Но я никуда особо не рвался. И тут приехали командиры штрафных рот. А когда мы стояли в резерве, то видели, как мимо проходили в сторону фронта строевые части, большинство солдат которых составляли или старички, или молоденькие хлюпики, а время от времени через деревню шли штрафники — морды здоровые, крепкие и сильные ребята. А тут еще приехавшие и рассказывать стали, какими правами и привилегиями обладают офицеры штрафных частей. Командир штрафной роты приравнивался по правам к командиру полка, всем офицерам регулярно давали отпуск, я, например, за время войны трижды приезжал домой. Конечно, штрафники и воевали на передовой, и часто гибли, но и поощрения офицерам были очень большими. Повышенный оклад, подчинение напрямую командованию армии или фронта. Мы были единственными воинскими частями, у которых имелись свои печати, на нашей, к примеру, указывалось: «275-я отдельная армейская рота действующей армии», так что я согласился пойти офицером в штрафники. Вот так в августе 1943 года меня назначили командиром взвода 275-й отдельной штрафной роты 3-й армии. В это время как раз бои за Орел шли.
Прибыв в часть, я увидел, что разные люди попадали в отдельные штрафные роты. Воры, бандиты, рецидивисты, прибывшие из тюрем и лагерей со своими традициями и законами, которые и здесь, на фронте, тем более с оружием в руках, забывать не собирались. Были и случайно оступившиеся, а порой и безвинно пострадавшие и оклеветанные люди. Попадались и вышедшие из окружения солдаты и сержанты, а также побывавшие в плену.

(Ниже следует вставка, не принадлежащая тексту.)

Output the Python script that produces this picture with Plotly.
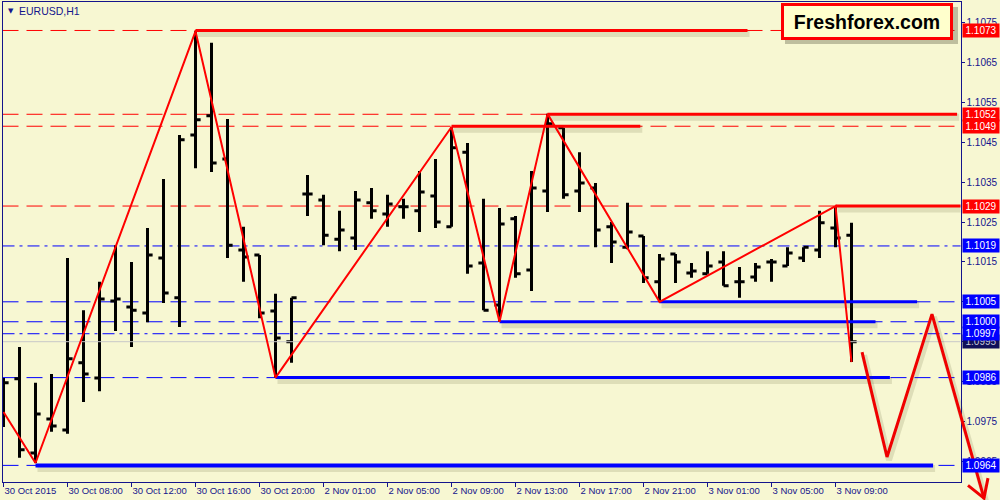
import plotly.graph_objects as go

# ---------------- data ----------------
tick_labels = ["30 Oct 2015", "30 Oct 08:00", "30 Oct 12:00", "30 Oct 16:00", "30 Oct 20:00",
               "2 Nov 01:00", "2 Nov 05:00", "2 Nov 09:00", "2 Nov 13:00", "2 Nov 17:00",
               "2 Nov 21:00", "3 Nov 01:00", "3 Nov 05:00", "3 Nov 09:00"]
tick_bars = [0, 4, 8, 12, 16, 20, 24, 28, 32, 36, 40, 44, 48, 52]

bar_open = [1.09791, 1.09857, 1.09671, 1.09756, 1.09729, 1.09897, 1.09859, 1.10052, 1.10037, 1.10022,
            1.10160, 1.10060, 1.10468, 1.10516, 1.10408, 1.10180, 1.10167, 1.10027, 1.09950, 1.10320,
            1.10305, 1.10207, 1.10210, 1.10298, 1.10270, 1.10288, 1.10278, 1.10315, 1.10238, 1.10425,
            1.10147, 1.10042, 1.10258, 1.10130, 1.10328, 1.10486, 1.10328, 1.10335, 1.10238, 1.10187,
            1.10215, 1.10100, 1.10170, 1.10122, 1.10120, 1.10150, 1.10100, 1.10112, 1.10150, 1.10140,
            1.10160, 1.10180, 1.10235, 1.10217]
bar_high = [1.09859, 1.09937, 1.09847, 1.09869, 1.10160, 1.10029, 1.10100, 1.10192, 1.10150, 1.10235,
            1.10358, 1.10468, 1.10728, 1.10699, 1.10508, 1.10238, 1.10167, 1.10070, 1.10060, 1.10368,
            1.10318, 1.10278, 1.10328, 1.10335, 1.10318, 1.10308, 1.10378, 1.10408, 1.10488, 1.10448,
            1.10308, 1.10285, 1.10265, 1.10378, 1.10521, 1.10486, 1.10425, 1.10348, 1.10250, 1.10298,
            1.10215, 1.10170, 1.10170, 1.10147, 1.10177, 1.10177, 1.10137, 1.10147, 1.10157, 1.10187,
            1.10187, 1.10278, 1.10290, 1.10248]
bar_low = [1.09736, 1.09659, 1.09646, 1.09724, 1.09719, 1.09799, 1.09826, 1.09977, 1.09937, 1.09999,
           1.10047, 1.09987, 1.10385, 1.10375, 1.10160, 1.10100, 1.10009, 1.09860, 1.09897, 1.10265,
           1.10192, 1.10177, 1.10180, 1.10258, 1.10238, 1.10258, 1.10225, 1.10235, 1.10238, 1.10120,
           1.10029, 1.10000, 1.10110, 1.10077, 1.10275, 1.10308, 1.10275, 1.10187, 1.10147, 1.10182,
           1.10097, 1.10050, 1.10097, 1.10110, 1.10120, 1.10090, 1.10060, 1.10100, 1.10100, 1.10140,
           1.10150, 1.10160, 1.10187, 1.09899]
bar_close = [1.09847, 1.09679, 1.09769, 1.09739, 1.09907, 1.09869, 1.10057, 1.10057, 1.10029, 1.10167,
             1.10072, 1.10456, 1.10506, 1.10398, 1.10192, 1.10162, 1.10022, 1.09959, 1.10060, 1.10320,
             1.10217, 1.10230, 1.10305, 1.10278, 1.10295, 1.10288, 1.10325, 1.10250, 1.10436, 1.10140,
             1.10029, 1.10245, 1.10120, 1.10335, 1.10496, 1.10318, 1.10348, 1.10230, 1.10200, 1.10225,
             1.10110, 1.10157, 1.10150, 1.10127, 1.10140, 1.10090, 1.10100, 1.10137, 1.10150, 1.10172,
             1.10187, 1.10248, 1.10210, 1.09950]
bar_index = list(range(len(bar_open)))

zigzag_bar = [0, 2, 12, 17, 28, 31, 34, 41, 52, 53]
zigzag_price = [1.09774, 1.09646, 1.10728, 1.09860, 1.10488, 1.10000, 1.10521, 1.10050, 1.10290, 1.09899]

# horizontal lines: price, colour, style
hline_price = [1.1073, 1.1052, 1.1049, 1.1029, 1.1019, 1.1005, 1.1000, 1.0997, 1.0986, 1.0964]
hline_color = ["red", "red", "red", "red", "blue", "blue", "blue", "blue", "blue", "blue"]
hline_style = ["dash", "dash", "dash", "dash", "dashdot", "dash", "dash", "dashdot", "dash", "dash"]

# trend segments: price, start bar, end bar, colour
seg_price = [1.1073, 1.1052, 1.1049, 1.1029, 1.1005, 1.1000, 1.0986, 1.0964]
seg_start = [12, 34, 28, 52, 41, 31, 17, 2]
seg_end = [46.5, 59.6, 39.8, 60.0, 57.1, 54.5, 55.4, 58.1]
seg_color = ["red", "red", "red", "red", "blue", "blue", "blue", "blue"]
seg_width = [3, 3, 3, 3, 3, 3, 3, 4]

bid_price = 1.0995

# price labels on the right scale
label_price = [1.0995, 1.1073, 1.1052, 1.1049, 1.1029, 1.1019, 1.1005, 1.1000, 1.0997, 1.0986, 1.0964]
label_bg = ["#10105A", "#FF0000", "#FF0000", "#FF0000", "#FF0000", "#0000FF", "#0000FF", "#0000FF",
            "#0000FF", "#0000FF", "#0000FF"]
label_fg = ["#C8C8D8", "white", "white", "white", "white", "white", "white", "white", "white", "white", "white"]

axis_ticks = [1.0965, 1.0975, 1.0985, 1.0995, 1.1005, 1.1015, 1.1025, 1.1035, 1.1045, 1.1055, 1.1065, 1.1075]

# hand-drawn forecast arrow (bar index, price)
forecast_bar = [53.66, 55.22, 58.03, 61.28]
forecast_price = [1.09924, 1.09661, 1.10019, 1.09558]
arrowhead_bar = [60.28, 61.28, 61.53]
arrowhead_price = [1.09590, 1.09558, 1.09608]

# ---------------- layout geometry ----------------
W, H = 1000, 500
L, R, T, B = 2.5, 960.5, 1.5, 482.0      # plot area in px
X0, DX = 3.5, 16.0                        # px of bar 0, px per bar
Y0, P0, K = 22.5, 1.1075, 39900.0         # px of P0, px per price unit

xr = [(L - X0) / DX, (R - X0) / DX]
yr = [P0 - (B - Y0) / K, P0 + (Y0 - T) / K]
xr2 = [(0 - X0) / DX, (W - X0) / DX]
yr2 = [P0 - (H - Y0) / K, P0 + (Y0 - 0) / K]

BG = "#F7F7D2"
NAVY = "#14148C"
FONT = "Liberation Sans"
shadow_dx = 2.0 / DX
shadow_dy = 3.0 / K
SHADOW = "rgba(70,70,30,0.14)"

fig = go.Figure()

# shadows of trend segments
for p, s, e in zip(seg_price, seg_start, seg_end):
    fig.add_trace(go.Scatter(x=[s + shadow_dx, e + shadow_dx], y=[p - shadow_dy, p - shadow_dy],
                             mode="lines", line=dict(color=SHADOW, width=7),
                             hoverinfo="skip", showlegend=False))

# bid line
fig.add_trace(go.Scatter(x=xr, y=[bid_price, bid_price], mode="lines",
                         line=dict(color="#C8C8C8", width=1), hoverinfo="skip", showlegend=False))

# OHLC bars
fig.add_trace(go.Ohlc(x=bar_index, open=bar_open, high=bar_high, low=bar_low, close=bar_close,
                      increasing=dict(line=dict(color="black", width=3)),
                      decreasing=dict(line=dict(color="black", width=3)),
                      tickwidth=0.32, showlegend=False, hoverinfo="skip"))

# trend segments
for p, s, e, c, w in zip(seg_price, seg_start, seg_end, seg_color, seg_width):
    fig.add_trace(go.Scatter(x=[s, e], y=[p, p], mode="lines", line=dict(color=c, width=w),
                             hoverinfo="skip", showlegend=False))

# zigzag
fig.add_trace(go.Scatter(x=zigzag_bar, y=zigzag_price, mode="lines",
                         line=dict(color="#FF0000", width=2), hoverinfo="skip", showlegend=False))

# forecast arrow on a full-figure overlay axis
fig.add_trace(go.Scatter(x=[b + shadow_dx for b in forecast_bar], y=[p - shadow_dy for p in forecast_price],
                         mode="lines", line=dict(color=SHADOW, width=6), xaxis="x2", yaxis="y2",
                         hoverinfo="skip", showlegend=False))
fig.add_trace(go.Scatter(x=forecast_bar, y=forecast_price, mode="lines",
                         line=dict(color="#F00000", width=3), xaxis="x2", yaxis="y2",
                         hoverinfo="skip", showlegend=False))
fig.add_trace(go.Scatter(x=arrowhead_bar, y=arrowhead_price, mode="lines",
                         line=dict(color="#F00000", width=3), xaxis="x2", yaxis="y2",
                         hoverinfo="skip", showlegend=False))

# dashed horizontal lines
dash_map = {"dash": "16px,8px", "dashdot": "12px,5px,3px,5px"}
shapes = []
for p, c, st in zip(hline_price, hline_color, hline_style):
    shapes.append(dict(type="line", xref="x domain", yref="y", x0=0, x1=1, y0=p, y1=p,
                       line=dict(color=c, width=1, dash=dash_map[st]), layer="below"))

# logo box shadow
shapes.append(dict(type="rect", xref="paper", yref="paper",
                   x0=785 / W, x1=958 / W, y0=1 - 44 / H, y1=1 - 7 / H,
                   fillcolor="rgba(60,60,40,0.3)", line=dict(width=0), layer="above"))

annotations = []
# right-scale price labels
for p, bg, fg in zip(label_price, label_bg, label_fg):
    annotations.append(dict(xref="paper", yref="y", x=961.5 / W, y=p, xanchor="left", yanchor="middle",
                            text=f"{p:.4f}", showarrow=False, bgcolor=bg, width=34, height=11,
                            borderpad=1, font=dict(family=FONT, size=10, color=fg), align="center"))

# chart title
annotations.append(dict(xref="paper", yref="paper", x=6 / W, y=1 - 11 / H, xanchor="left", yanchor="middle",
                        text="▼", showarrow=False, font=dict(family="DejaVu Sans", size=7, color=NAVY)))
annotations.append(dict(xref="paper", yref="paper", x=17 / W, y=1 - 11 / H, xanchor="left", yanchor="middle",
                        text="EURUSD,H1", showarrow=False, font=dict(family=FONT, size=10.5, color=NAVY)))

# logo
annotations.append(dict(xref="paper", yref="paper", x=867 / W, y=1 - 21.5 / H, xanchor="center",
                        yanchor="middle", text="<b>Freshforex.com</b>", showarrow=False,
                        bgcolor="#FFFFCC", bordercolor="#FF0000", borderwidth=3, borderpad=0,
                        width=166, height=31, font=dict(family=FONT, size=19.5, color="black")))

fig.update_layout(
    width=W, height=H, autosize=False,
    margin=dict(l=0, r=0, t=0, b=0, pad=0, autoexpand=False),
    paper_bgcolor=BG, plot_bgcolor="rgba(0,0,0,0)",
    showlegend=False,
    shapes=shapes, annotations=annotations,
    xaxis=dict(domain=[L / W, R / W], range=xr, showgrid=False, zeroline=False,
               showline=True, mirror=True, linecolor=NAVY, linewidth=1,
               ticks="outside", ticklen=4, tickcolor=NAVY, tickangle=0, automargin=False,
               tickvals=tick_bars, ticktext=tick_labels, ticklabelposition="outside right",
               tickfont=dict(family=FONT, size=9.5, color=NAVY),
               rangeslider=dict(visible=False), fixedrange=True),
    yaxis=dict(domain=[(H - B) / H, (H - T) / H], range=yr, side="right", showgrid=False,
               zeroline=False, showline=True, mirror=True, linecolor=NAVY, linewidth=1,
               ticks="outside", ticklen=3, tickcolor=NAVY, automargin=False,
               tickvals=axis_ticks, ticktext=[f"{v:.4f}" for v in axis_ticks],
               tickfont=dict(family=FONT, size=10, color=NAVY), fixedrange=True),
    xaxis2=dict(domain=[0, 1], range=xr2, visible=False, anchor="y2", fixedrange=True),
    yaxis2=dict(domain=[0, 1], range=yr2, visible=False, anchor="x2", fixedrange=True),
)

fig.write_html("out.html", config={"displayModeBar": False},
               post_script="document.body.style.margin='0px';document.body.style.overflow='hidden';")
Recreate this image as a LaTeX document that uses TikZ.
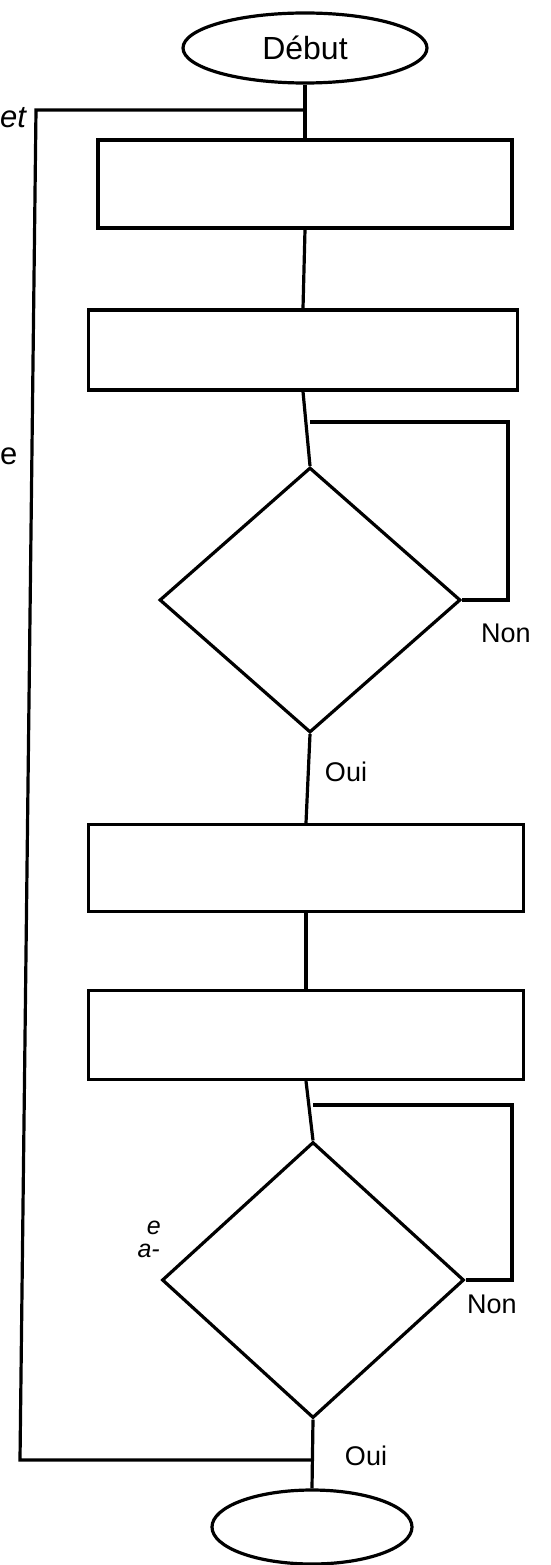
\documentclass[tikz,border=0pt]{standalone}
\usepackage{fontspec}
\setmainfont{Liberation Sans}
\usetikzlibrary{shapes.geometric}
\begin{document}
\begin{tikzpicture}[x=1pt,y=-1pt,
  every node/.style={font=\fontsize{27}{30}\selectfont},
  flow/.style={line width=3.2pt, line join=miter},
  term/.style={flow, draw, ellipse, inner sep=0pt},
  stepbox/.style={flow, draw, rectangle, inner sep=0pt},
  test/.style={flow, draw, diamond, inner sep=0pt},
  lbl/.style={inner sep=0pt},
  frag/.style={inner sep=0pt, font=\itshape\fontsize{31}{33}\selectfont},
  smallfrag/.style={inner sep=0pt, font=\itshape\fontsize{25}{26}\selectfont}]
\useasboundingbox (0,0) rectangle (551,1565);

% terminals, process boxes and tests
\node[term, minimum width=244pt, minimum height=70pt,
      font=\fontsize{32}{34}\selectfont] (debut) at (305,48) {Début};
\node[stepbox, minimum width=414pt, minimum height=88pt] (b1) at (305,184) {};
\node[stepbox, minimum width=429pt, minimum height=80pt] (b2) at (303,350) {};
\node[test, minimum width=301pt, minimum height=265pt] (d1) at (310,600) {};
\node[stepbox, minimum width=435pt, minimum height=87pt] (b3) at (306,868) {};
\node[stepbox, minimum width=435pt, minimum height=89pt] (b4) at (306,1035) {};
\node[test, minimum width=302pt, minimum height=276pt] (d2) at (313,1280) {};
\node[term, minimum width=200pt, minimum height=74pt] (fin) at (312,1527) {};

% loop corners
\coordinate (r1) at (508,422);
\coordinate (r2) at (512,1105);
\coordinate (tl) at (36,110);
\coordinate (bl) at (20,1460);
\coordinate (j1) at (debut.south |- tl);
\coordinate (j4) at (d2.south |- bl);

% main flow
\draw[flow] (debut.south) -- (b1.north);
\draw[flow] (b1.south) -- (b2.north);
\draw[flow] (b2.south) -- (d1.north);
\draw[flow] (d1.south) -- (b3.north);
\draw[flow] (b3.south) -- (b4.north);
\draw[flow] (b4.south) -- (d2.north);
\draw[flow] (d2.south) -- (fin.north);

% "Non" loops back above each test
\draw[flow] (d1.east) -| (r1) -- (d1.north |- r1);
\draw[flow] (d2.east) -| (r2) -- (d2.north |- r2);

% outer loop back to the start
\draw[flow] (j4) -- (bl) -- (tl) -- (j1);

% branch labels
\node[lbl] (non1) at (506,633) {Non};
\node[lbl] (oui1) at (346,772) {Oui};
\node[lbl] (non2) at (492,1304) {Non};
\node[lbl] (oui2) at (366,1456) {Oui};

% cut-off words at the left edge
\node[frag, anchor=west] (w1) at (0,118) {et};
\node[lbl, anchor=west, font=\fontsize{31}{33}\selectfont] (w2) at (0,456) {e};
\node[smallfrag, anchor=east] (w3) at (161,1228) {e};
\node[smallfrag, anchor=east] (w4) at (160,1251) {a-};
\end{tikzpicture}
\end{document}
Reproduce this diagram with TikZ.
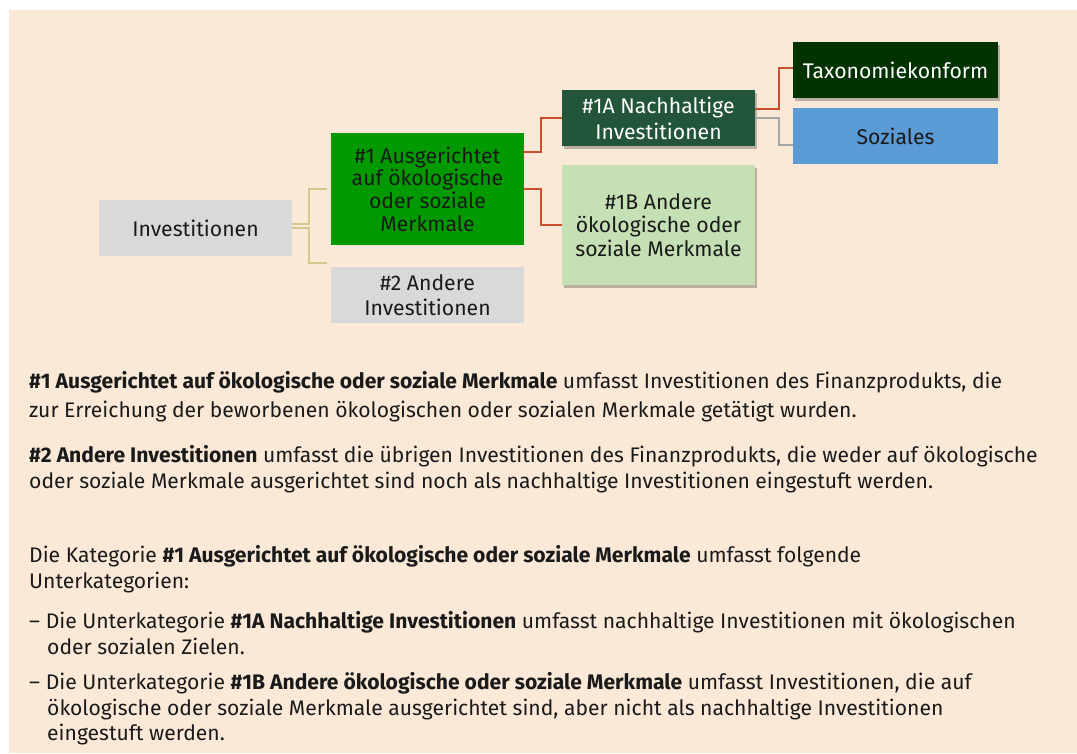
\documentclass[tikz,border=0pt]{standalone}
\usepackage{fontspec}
\setmainfont{Fira Sans}
\usetikzlibrary{shadows}
\definecolor{bgc}{HTML}{FBE9D8}
\definecolor{boxgray}{HTML}{D9D9D9}
\definecolor{greenA}{HTML}{009900}
\definecolor{darkA}{HTML}{23553A}
\definecolor{lightB}{HTML}{C5E0B4}
\definecolor{taxc}{HTML}{003300}
\definecolor{sozc}{HTML}{5B9BD5}
\definecolor{tanline}{HTML}{D4C88C}
\definecolor{redline}{HTML}{C8502E}
\definecolor{grayline}{HTML}{A6A6A6}
\definecolor{txt}{HTML}{1A1A1A}
\tikzset{
  box/.style={inner sep=0pt, align=center, text=txt, font=\fontsize{21.2}{22.7}\selectfont},
  shad/.style={drop shadow={shadow xshift=2pt, shadow yshift=-3pt, opacity=0.25, fill=black}},
  tanc/.style={draw=tanline, line width=1.5pt},
  redc/.style={draw=redline, line width=2pt},
  grayc/.style={draw=grayline, line width=1.5pt},
  body/.style={anchor=base west, inner sep=0pt, text=txt, font=\fontsize{21.1}{26}\selectfont},
}
\begin{document}
\begin{tikzpicture}[x=1pt, y=-1pt]
\useasboundingbox (0,0) rectangle (1077,753);
\fill[bgc] (9,10) rectangle (1077,753);

\node[box, fill=boxgray, minimum width=193pt, minimum height=56pt] (inv) at (195.5,228) {Investitionen};
\node[box, fill=greenA, minimum width=193pt, minimum height=112pt] (c1) at (427.5,189) {\#1 Ausgerichtet\\auf ökologische\\oder soziale\\Merkmale};
\node[box, fill=boxgray, minimum width=193pt, minimum height=56pt, font=\fontsize{21.2}{25}\selectfont] (c2) at (427.5,295) {\#2 Andere\\Investitionen};
\node[box, shad, fill=darkA, text=white, minimum width=193pt, minimum height=56pt, font=\fontsize{21.2}{26}\selectfont] (c1a) at (658.5,118) {\#1A Nachhaltige\\Investitionen};
\node[box, shad, fill=lightB, minimum width=193pt, minimum height=120pt, font=\fontsize{21.2}{23.5}\selectfont] (c1b) at (658.5,225) {\#1B Andere\\ökologische oder\\soziale Merkmale};
\node[box, shad, fill=taxc, text=white, minimum width=205pt, minimum height=56pt] (tax) at (895.5,70) {Taxonomiekonform};
\node[box, fill=sozc, minimum width=205pt, minimum height=56pt] (soz) at (895.5,136) {Soziales};

\draw[tanc] ([yshift=4pt]inv.east) -- ++(17,0) |- ([xshift=-4pt]c1.west);
\draw[tanc] (inv.east) -- ++(17,0) |- ([xshift=-4pt,yshift=4pt]c2.north west);
\draw[redc] ([yshift=37pt]c1.east) -- ++(17,0) |- (c1a.west);
\draw[redc] (c1.east) -- ++(17,0) |- (c1b.west);
\draw[redc] ([yshift=9pt]c1a.east) -- ++(24,0) |- ([yshift=2pt]tax.west);
\draw[grayc] (c1a.east) -- ++(24,0) |- ([yshift=-9pt]soz.west);

\node[body] (l1) at (29,388) {\textbf{\#1 Ausgerichtet auf ökologische oder soziale Merkmale} umfasst Investitionen des Finanzprodukts, die};
\node[body] (l2) at (29,417) {zur Erreichung der beworbenen ökologischen oder sozialen Merkmale getätigt wurden.};
\node[body] (l3) at (29,462) {\textbf{\#2 Andere Investitionen} umfasst die übrigen Investitionen des Finanzprodukts, die weder auf ökologische};
\node[body] (l4) at (29,488) {oder soziale Merkmale ausgerichtet sind noch als nachhaltige Investitionen eingestuft werden.};
\node[body] (l5) at (29,562) {Die Kategorie \textbf{\#1 Ausgerichtet auf ökologische oder soziale Merkmale} umfasst folgende};
\node[body] (l6) at (29,588) {Unterkategorien:};
\node[body] (l7) at (29,628) {– Die Unterkategorie \textbf{\#1A Nachhaltige Investitionen} umfasst nachhaltige Investitionen mit ökologischen};
\node[body] (l8) at (47,654) {oder sozialen Zielen.};
\node[body] (l9) at (29,689) {– Die Unterkategorie \textbf{\#1B Andere ökologische oder soziale Merkmale} umfasst Investitionen, die auf};
\node[body] (l10) at (47,715) {ökologische oder soziale Merkmale ausgerichtet sind, aber nicht als nachhaltige Investitionen};
\node[body] (l11) at (47,740) {eingestuft werden.};
\end{tikzpicture}
\end{document}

Присоединился я к роте в районе Орла. Наша штрафная рота состояла из четырех взводов, трех стрелковых и одного санитарного, и была прикреплена к 308-й стрелковой дивизии. Эта дивизия, сформированная в Сибирском военном округе, в городе Омске, находилась под командованием генерал-майора Леонтия Николаевича Гуртьева. Участвовала в Сталинградской битве, сражалась под Мамаевым курганом. Боевая часть. Ее бросали на самые опасные направления, а штрафников ставили на наиболее трудные участки.